By Cameron Chai
A supplier of MEMS devices for portable and consumer applications, STMicroelectronics will be demonstrating its newest advancements in MEMS for portable and consumer, healthcare, and automotive applications from August 24 to 26 at MICROTech World 2011 in Korea.
The visitors of MICROTech World 2011 can view the demonstrations of ST’s advanced MEMS technology in three important application areas including automotive, smart mobile devices, and healthcare. The fourth international MEMS/Microtech Conference will also concurrently take place at Korea International Exhibition Center (KINTEX) on August 24, 2011.
ST will display its new automotive MEMS used in g-Brake Lights developed on the basis of ST's AIS326DQ inertial sensor. These brake lamps serve as an extra warning light by offering an optical indication of the deceleration sensed by the accelerometer AIS326DQ while applying brakes, thereby ensuring safety of the vehicle driver.
The company's iNEMO software engine is a platform for implementing sensor combination of MEMS sensing up to 10-axis of magnetic, angular, and linear motion as well as pressure sensing for recognizing motion. ST will showcase a broad range of applications for tablets and smart phones. Additionally, MEMS digital microphones will be demonstrated by ST, which are less vulnerable to electromagnetic interference, temperature differences, and mechanical differences.
ST will display a tiny insulin pump using MEMS, which can be placed on a disposable skin patch. This pump allows constant insulin infusion. Also, it will display MEMS pressure-sensor technology-based smart contact lens that monitors and observes changes occurring in eye pressure over a 24-hour time range.

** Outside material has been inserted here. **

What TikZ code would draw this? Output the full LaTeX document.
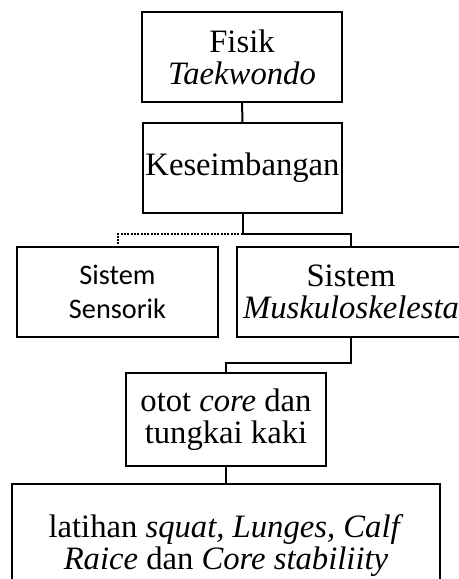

The company’s MEMS sensors have enabled motion-initiated user interfaces in several well-known consumer devices such as remotes, digital still cameras, game consoles, personal media players, tablets, and smart phones. Its acceleration sensors are broadly used by computer manufacturers for securing hard-disk drives of laptop. Car accessory manufacturers use ST's MEMS in developing and improving navigation systems, and airbags.